Task brief >> Copy nothing but the part that opens with the line containing "Convert this chart to Apache ECharts code." and closes with the line containing "750, step: 100". Do not include pictures.
#### Provided records
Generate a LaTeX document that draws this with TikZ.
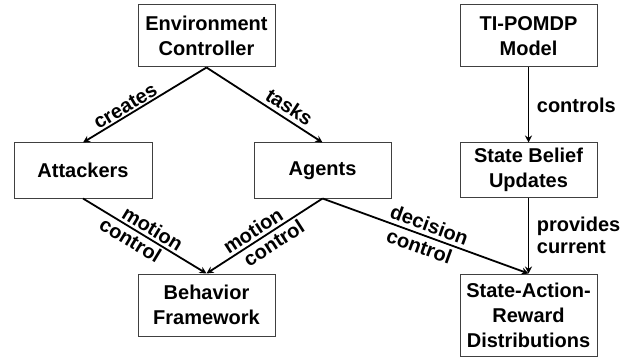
\documentclass[tikz,border=0pt]{standalone}
\usepackage{fontspec}
\setmainfont{Liberation Sans}
\usetikzlibrary{arrows.meta}
\tikzset{
  box/.style={draw=black!75, line width=1pt, fill=white, align=center, inner sep=0pt,
    font=\fontsize{20}{25}\selectfont\bfseries},
  conn/.style={line width=1.8pt, -{Stealth[length=7pt,width=7pt]}},
  lbl/.style={font=\fontsize{20}{25}\selectfont\bfseries, inner sep=1.5pt}
}
\begin{document}
\begin{tikzpicture}[x=1pt,y=-1pt]
\useasboundingbox[fill=white] (0,0) rectangle (639,358);
\node[box, minimum width=137pt, minimum height=62pt] (ec) at (206.5,36) {Environment\\Controller};
\node[box, minimum width=137pt, minimum height=62pt] (ti) at (528.5,36) {TI-POMDP\\Model};
\node[box, minimum width=138pt, minimum height=55pt] (att) at (83,170.5) {Attackers};
\node[box, minimum width=137pt, minimum height=55pt] (ag) at (322.5,170.5) {Agents};
\node[box, minimum width=137pt, minimum height=54pt] (sbu) at (528.5,170) {State Belief\\Updates};
\node[box, minimum width=137pt, minimum height=62pt] (bf) at (206.5,305) {Behavior\\Framework};
\node[box, minimum width=137pt, minimum height=82pt] (sard) at (528.5,315) {State-Action-\\Reward\\Distributions};

\draw[conn] (ec.south) -- node[lbl, pos=0.62, above, sloped] {creates} (att.north);
\draw[conn] (ec.south) -- node[lbl, pos=0.66, above=2pt, sloped] {tasks} (ag.north);
\draw[conn] (att.south) -- node[lbl, pos=0.52, above=1pt, sloped] {motion} node[lbl, pos=0.43, below=1pt, sloped] {control} (bf.north);
\draw[conn] (ag.south) -- node[lbl, pos=0.55, above=1pt, sloped] {motion} node[lbl, pos=0.47, below=1pt, sloped] {control} (bf.north);
\draw[conn] (ag.south) -- node[lbl, pos=0.5, above=2pt, sloped] {decision} node[lbl, pos=0.49, below=2pt, sloped] {control} (sard.north);
\draw[conn] (ti.south) -- node[lbl, right=6pt] {controls} (sbu.north);
\draw[conn] (sbu.south) -- node[lbl, right=6pt, align=left, font=\fontsize{20}{22}\selectfont\bfseries] {provides\\current} (sard.north);
\end{tikzpicture}
\end{document}
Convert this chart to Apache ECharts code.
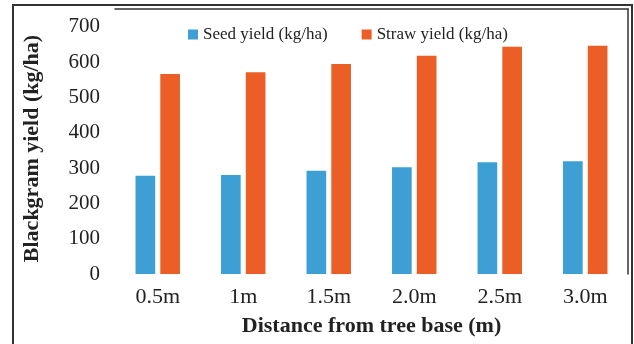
<!DOCTYPE html>
<html>
<head>
<meta charset="utf-8">
<script src="https://cdn.jsdelivr.net/npm/echarts@6/dist/echarts.min.js"></script>
<style>
  html, body { margin: 0; padding: 0; background: #fff; }
  #chart { width: 634px; height: 344px; }
</style>
</head>
<body>
<div id="chart"></div>
<script>
// Blackgram yield by distance from the tree base
const distances = ['0.5m', '1m', '1.5m', '2.0m', '2.5m', '3.0m'];
const seedYield = [278, 280, 292, 302, 316, 319];
const strawYield = [566, 571, 594, 618, 643, 646];
const yTicks = { min: 0, max: 750, step: 100 };

const serif = '"Liberation Serif", "DejaVu Serif", serif';
const chart = echarts.init(document.getElementById('chart'), null, { renderer: 'canvas' });

chart.setOption({
  animation: false,
  backgroundColor: '#fff',
  textStyle: { fontFamily: serif },
  graphic: [{
    type: 'rect',
    shape: { x: 13, y: 5, width: 619, height: 400 },
    style: { fill: 'none', stroke: '#333', lineWidth: 2 },
    silent: true
  }],
  legend: {
    top: 21,
    left: 183,
    itemWidth: 10,
    itemHeight: 10,
    itemGap: 34,
    icon: 'rect',
    textStyle: { fontFamily: serif, fontSize: 17, color: '#222' },
    data: ['Seed yield (kg/ha)', 'Straw yield (kg/ha)']
  },
  grid: { left: 115, right: 6, top: 9, bottom: 70 },
  xAxis: [{
    type: 'category',
    data: distances,
    axisLine: { show: false },
    axisTick: { show: false },
    axisLabel: { fontFamily: serif, fontSize: 22, color: '#222', margin: 12 },
    name: 'Distance from tree base (m)',
    nameLocation: 'middle',
    nameGap: 41,
    nameTextStyle: { fontFamily: serif, fontSize: 22, fontWeight: 'bold', color: '#222' }
  }, {
    type: 'category',
    position: 'top',
    data: distances,
    axisLine: { show: true, onZero: false, lineStyle: { color: '#333', width: 1.5 } },
    axisTick: { show: false },
    axisLabel: { show: false }
  }],
  yAxis: [{
    type: 'value',
    min: yTicks.min,
    max: yTicks.max,
    interval: yTicks.step,
    splitLine: { show: false },
    axisLine: { show: false },
    axisTick: { show: false },
    axisLabel: {
      fontFamily: serif, fontSize: 21, color: '#222', margin: 15,
      formatter: v => (v % yTicks.step === 0 ? String(v) : '')
    },
    name: 'Blackgram yield (kg/ha)',
    nameLocation: 'middle',
    nameGap: 72,
    nameTextStyle: { fontFamily: serif, fontSize: 22, fontWeight: 'bold', color: '#222', padding: [0, 14, 0, 0] }
  }, {
    type: 'value',
    position: 'right',
    min: yTicks.min,
    max: yTicks.max,
    interval: yTicks.step,
    splitLine: { show: false },
    axisLine: { show: true, onZero: false, lineStyle: { color: '#333', width: 1.5 } },
    axisTick: { show: false },
    axisLabel: { show: false }
  }],
  series: [{
    name: 'Seed yield (kg/ha)',
    type: 'bar',
    data: seedYield,
    barWidth: '23%',
    barGap: '26%',
    itemStyle: { color: '#3d9fd3' }
  }, {
    name: 'Straw yield (kg/ha)',
    type: 'bar',
    data: strawYield,
    barWidth: '23%',
    itemStyle: { color: '#eb5e25' }
  }]
});
</script>
</body>
</html>
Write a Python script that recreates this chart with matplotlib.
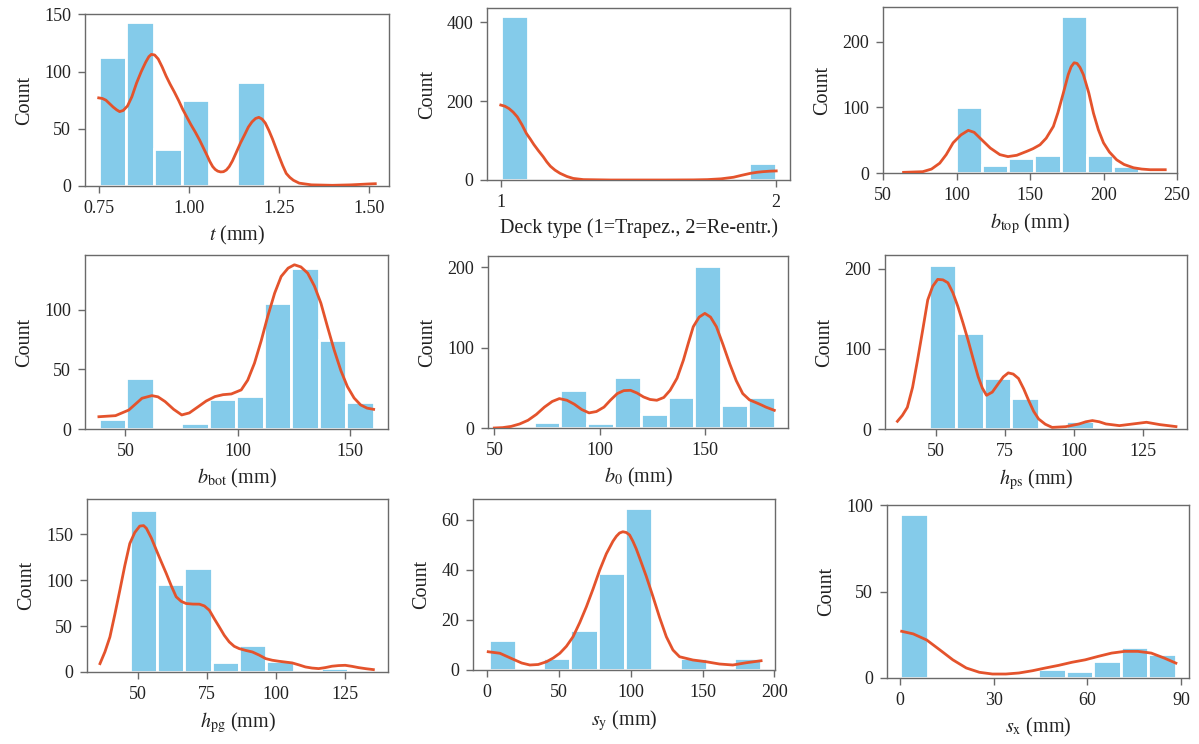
import matplotlib
matplotlib.use('Agg')
import matplotlib.pyplot as plt
import numpy as np

plt.rcParams['font.family'] = ['Liberation Serif', 'DejaVu Serif']
plt.rcParams['mathtext.fontset'] = 'stix'

# ---- histogram counts (10 bins between lo and hi) and KDE curves ----
t_range = (0.75, 1.517)
t_counts = [113, 143, 32, 75, 0, 91, 0, 0, 0, 1]
t_kde_x = [0.750, 0.760, 0.770, 0.780, 0.790, 0.800, 0.808, 0.818, 0.830, 0.842, 0.855, 0.868,
           0.880, 0.889, 0.896, 0.905, 0.915, 0.926, 0.937, 0.948, 0.960, 0.972, 0.983, 0.994,
           1.005, 1.018, 1.030, 1.040, 1.050, 1.058, 1.066, 1.073, 1.080, 1.088, 1.096, 1.104,
           1.112, 1.121, 1.131, 1.143, 1.155, 1.165, 1.175, 1.185, 1.194, 1.203, 1.212, 1.222,
           1.232, 1.241, 1.250, 1.260, 1.270, 1.280, 1.290, 1.306, 1.340, 1.398, 1.450, 1.500,
           1.517]
t_kde_y = [77, 76.5, 75, 72, 69, 66.5, 65, 66, 70, 78, 90, 100,
           108, 113, 115, 114.5, 111, 104, 96, 89, 82, 74.5, 67, 60.5,
           54, 47, 40, 33.5, 27, 21.5, 17, 14.5, 13, 12.3, 12.5, 14,
           17, 22, 29, 37.5, 45, 51.5, 56, 59, 60, 58.5, 55, 48.5,
           41, 33.5, 26, 18, 11, 7.5, 5, 2.5, 1, 0.6, 1, 1.8,
           2]

deck_range = (1.0, 2.0)
deck_counts = [415, 0, 0, 0, 0, 0, 0, 0, 0, 44]
deck_kde_x = [1.00, 1.015, 1.03, 1.045, 1.06, 1.077, 1.093, 1.107, 1.12, 1.137, 1.154, 1.167,
              1.18, 1.197, 1.215, 1.24, 1.263, 1.30, 1.40, 1.60, 1.70, 1.75, 1.80, 1.845,
              1.875, 1.907, 1.93, 1.95, 1.975, 2.00]
deck_kde_y = [190, 187, 181, 172, 160, 140, 118, 104, 90, 74, 59, 46,
              35, 25, 17, 9, 4, 1, 0, 0, 0.3, 1, 3, 7,
              12, 17, 19.5, 21, 22.3, 23]

btop_range = (64, 242)
btop_counts = [1, 0, 100, 12, 23, 28, 239, 28, 11, 1]
btop_kde_x = [64, 77, 83, 88.6, 93, 97.7, 103, 108, 112, 117, 123, 129.5, 135, 141, 147.8,
              152, 156.8, 161, 165.9, 169, 172.7, 176, 178, 180, 182, 184, 186.3, 190, 193.2,
              196.5, 200, 204, 209, 214, 220.4, 226, 231.8, 242]
btop_kde_y = [1, 2, 6, 15, 28, 46, 58, 65, 62, 51, 38, 28, 25, 27, 33,
              37, 43, 53, 71, 92, 122, 150, 162, 168, 167, 161, 150, 122, 91,
              66, 46, 32, 20, 13, 8, 6, 5, 5]

bbot_range = (38.2, 160.6)
bbot_counts = [8, 43, 0, 5, 25, 28, 106, 135, 75, 23]
bbot_kde_x = [38.2, 45.6, 51.5, 57.4, 61.8, 64.5, 67.7, 71.5, 75.1, 78.5, 82.5, 86, 89.9,
              93.5, 97.2, 101.6, 104.5, 107.5, 110.5, 113.4, 116.5, 119.4, 122.5, 125.3,
              128.2, 131.2, 134.2, 137.1, 140, 143, 146, 148.9, 151.9, 154.8, 157.7, 160.6]
bbot_kde_y = [10.3, 11.2, 15.9, 25.8, 28, 27, 23, 16.5, 11.8, 13.5, 18.8, 23.5, 27.2,
              28.8, 29.4, 32.8, 41, 55.2, 74, 94.4, 114, 128, 135, 137.8,
              136, 130.8, 120, 105.6, 86, 66.4, 49, 35.6, 26, 20.2, 17.5, 16.5]

b0_range = (55.9, 183.3)
b0_counts = [1, 8, 47, 6, 63, 17, 39, 202, 28, 39]
b0_kde_x = [50, 54, 58, 62, 66, 70, 73.8, 77.5, 80.9, 84.5, 88, 91.5, 95, 98.5, 102.1,
            105.3, 108.4, 111.5, 114.7, 117.8, 120.9, 124, 127.2, 130.5, 133.5, 136.8,
            139.8, 142.2, 144.5, 147.3, 150, 152.7, 155.5, 158.6, 161.8, 164.9, 168,
            171.2, 174.3, 177, 179, 183]
b0_kde_y = [0, 0.5, 2, 5, 9.6, 17, 26, 33, 36.6, 34.5, 29.6, 23, 18.8, 20.5, 26,
            35, 42.8, 46.5, 46.9, 43.5, 38.6, 35.5, 34.5, 38, 46.9, 62,
            84.3, 106, 126, 138, 142.6, 138, 126, 104, 80, 59, 42.8,
            35, 31.6, 28.5, 26, 22]

hps_range = (37.5, 137)
hps_counts = [1, 205, 120, 64, 39, 0, 10, 3, 4, 3]
hps_kde_x = [36, 37.8, 39.6, 41.5, 43.3, 45.2, 47, 48.8, 50.6, 52.5, 54.3, 56.1, 57.9,
             59.8, 61.6, 63.5, 65.3, 66.8, 68.3, 70.4, 72.6, 74.4, 76.2, 78, 79.9, 81.8,
             83.6, 85.4, 87.2, 89.6, 92.1, 97, 101.9, 104.3, 106.7, 109.2, 111.6, 116.5,
             121.4, 126.3, 131.1, 137]
hps_kde_y = [9.6, 17, 27, 52, 86, 124, 161, 178, 186.6, 186, 182.4, 170, 153,
             132, 111, 87, 65, 51, 42, 46, 56.6, 65, 70, 68.5, 63, 50,
             35.5, 22, 12.5, 6, 2, 2.9, 6.3, 9, 10.5, 9, 6.3, 4.2,
             6.3, 8.4, 5.5, 3]

hpg_range = (37, 136)
hpg_counts = [2, 177, 96, 113, 11, 29, 12, 0, 4, 2]
hpg_kde_x = [36.2, 38, 39.8, 41.6, 43.4, 45.2, 47, 48.8, 50.6, 52, 53, 54.8, 56.6, 58.4,
             60.2, 62, 63.8, 65.6, 67.4, 69.8, 72.2, 74, 75.8, 77.6, 79.4, 81.2, 83,
             84.8, 86.6, 89, 91.4, 93.8, 96.2, 98.6, 101, 103.4, 105.8, 108.2, 110.6,
             113, 115.4, 117.8, 120.2, 122.6, 125, 127.4, 129.8, 132.5, 135.2]
hpg_kde_y = [9.1, 22, 38.2, 63, 89.2, 116, 140, 152, 159, 159.5, 156.6, 146, 132.9, 120,
             107.4, 94, 81.9, 77, 74.6, 74, 73.9, 72, 67.3, 58, 49.1, 40, 32.8,
             28, 25.5, 23.5, 21.8, 18.5, 14.6, 12.8, 11.7, 10.8, 9.9, 7.8, 5.5,
             4.3, 3.7, 4.8, 6.3, 7, 7.3, 6.2, 4.8, 3.6, 2.6]

sy_range = (1, 191)
sy_counts = [12, 0, 5, 16, 39, 65, 0, 5, 0, 5]
sy_kde_x = [0.7, 8.8, 18.1, 24, 29.7, 35.5, 41.3, 46, 50.6, 55.2, 59.8, 64.5, 69.1, 73.8,
            78.4, 83, 87.6, 90, 92.2, 94.5, 96.9, 99.2, 101.5, 103.8, 106.2, 110.8, 115.4,
            120.1, 124.8, 129.4, 134, 143.3, 152.6, 161.8, 171.1, 180.4, 190.8]
sy_kde_y = [7.3, 6.7, 4.3, 2.8, 2, 2.2, 3.3, 4.8, 6.7, 9.5, 13.3, 19, 25.3, 32.5,
            40, 46.5, 51.5, 53.5, 54.8, 55.3, 55, 54, 51.5, 48.5, 44.8, 37.5, 29.5,
            21, 13.3, 8, 5.3, 4, 3.3, 2.4, 2, 2.9, 3.7]

sx_range = (0, 88.4)
sx_counts = [95, 0, 0, 0, 0, 5, 4, 10, 18, 14]
sx_kde_x = [0.5, 4.2, 8.5, 12.7, 16.9, 21.2, 25.4, 29.6, 33.9, 38.1, 42.4, 46.6, 50.8,
            55.1, 59.3, 63.5, 67.8, 72, 76.2, 80.5, 84.7, 88.4]
sx_kde_y = [27, 25.5, 22, 16.3, 10.5, 5.8, 3.3, 2.3, 2.3, 2.9, 4.2, 5.8, 7.3,
            9.1, 10.5, 12.5, 14.4, 15.4, 15.4, 14.4, 11.5, 8.6]

BAR_COLOR = '#84cbea'
KDE_COLOR = '#e4532c'
SPINE_COLOR = '#6a6a6a'

W, H = 1199, 744
fig = plt.figure(figsize=(W / 100, H / 100), dpi=100)


def rect(l, r, t, b):
    return [l / W, 1 - b / H, (r - l) / W, (b - t) / H]


panels = [
    # (box, range, counts, kde_x, kde_y, xlim, ylim, xticks, yticks, xlabel, xfmt)
    (rect(85, 389, 14, 186), t_range, t_counts, t_kde_x, t_kde_y, (0.712, 1.555), 150.3,
     [0.75, 1.00, 1.25, 1.50], [0, 50, 100, 150], r'$t$ (mm)', '{:.2f}'),
    (rect(487, 790, 8, 180), deck_range, deck_counts, deck_kde_x, deck_kde_y, (0.95, 2.05), 436,
     [1, 2], [0, 200, 400], 'Deck type (1=Trapez., 2=Re-entr.)', '{:g}'),
    (rect(883, 1177, 7, 173), btop_range, btop_counts, btop_kde_x, btop_kde_y, (50, 250), 253,
     [50, 100, 150, 200, 250], [0, 100, 200], r'$b_{\mathrm{top}}$ (mm)', '{:g}'),
    (rect(85, 388, 255, 429), bbot_range, bbot_counts, bbot_kde_x, bbot_kde_y, (32, 167), 146,
     [50, 100, 150], [0, 50, 100], r'$b_{\mathrm{bot}}$ (mm)', '{:g}'),
    (rect(488, 788, 256, 428), b0_range, b0_counts, b0_kde_x, b0_kde_y, (47, 189.5), 214,
     [50, 100, 150], [0, 100, 200], r'$b_{0}$ (mm)', '{:g}'),
    (rect(885, 1187, 255, 429), hps_range, hps_counts, hps_kde_x, hps_kde_y, (31.5, 141), 217,
     [50, 75, 100, 125], [0, 100, 200], r'$h_{\mathrm{ps}}$ (mm)', '{:g}'),
    (rect(87, 388, 499, 672), hpg_range, hpg_counts, hpg_kde_x, hpg_kde_y, (31.5, 140.5), 188.5,
     [50, 75, 100, 125], [0, 50, 100, 150], r'$h_{\mathrm{pg}}$ (mm)', '{:g}'),
    (rect(473, 775, 499, 670), sy_range, sy_counts, sy_kde_x, sy_kde_y, (-9.9, 200.5), 68.4,
     [0, 50, 100, 150, 200], [0, 20, 40, 60], r'$s_{\mathrm{y}}$ (mm)', '{:g}'),
    (rect(887, 1189, 505, 678), sx_range, sx_counts, sx_kde_x, sx_kde_y, (-4.2, 92.6), 100,
     [0, 30, 60, 90], [0, 50, 100], r'$s_{\mathrm{x}}$ (mm)', '{:g}'),
]

for box, rng, counts, kx, ky, xlim, ytop, xticks, yticks, xlabel, xfmt in panels:
    ax = fig.add_axes(box)
    edges = np.linspace(rng[0], rng[1], len(counts) + 1)
    ax.bar(edges[:-1], counts, width=np.diff(edges), align='edge',
           color=BAR_COLOR, edgecolor='white', linewidth=2.0, zorder=2)
    ax.plot(kx, ky, color=KDE_COLOR, linewidth=2.0, zorder=3, solid_joinstyle='round')
    ax.set_xlim(*xlim)
    ax.set_ylim(0, ytop)
    ax.set_xticks(xticks)
    ax.set_xticklabels([xfmt.format(v) for v in xticks])
    ax.set_yticks(yticks)
    for s in ax.spines.values():
        s.set_color(SPINE_COLOR)
        s.set_linewidth(1.0)
    ax.tick_params(axis='both', colors=SPINE_COLOR, labelcolor='#222222',
                   labelsize=13, length=5, width=1, pad=5)
    ax.set_xlabel(xlabel, fontsize=14.5, color='#222222', labelpad=5)
    ax.set_ylabel('Count', fontsize=14.5, color='#222222', labelpad=7)

fig.savefig('out.png', dpi=100)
########
Task output >>
Convert this chart to Apache ECharts code.
<!DOCTYPE html>
<html>
<head>
<meta charset="utf-8">
<script src="https://cdn.jsdelivr.net/npm/echarts@6/dist/echarts.min.js"></script>
<style>
  html, body { margin: 0; padding: 0; background: #fff; }
  #chart { width: 634px; height: 344px; }
</style>
</head>
<body>
<div id="chart"></div>
<script>
// Blackgram yield by distance from the tree base
const distances = ['0.5m', '1m', '1.5m', '2.0m', '2.5m', '3.0m'];
const seedYield = [278, 280, 292, 302, 316, 319];
const strawYield = [566, 571, 594, 618, 643, 646];
const yTicks = { min: 0, max: 750, step: 100 };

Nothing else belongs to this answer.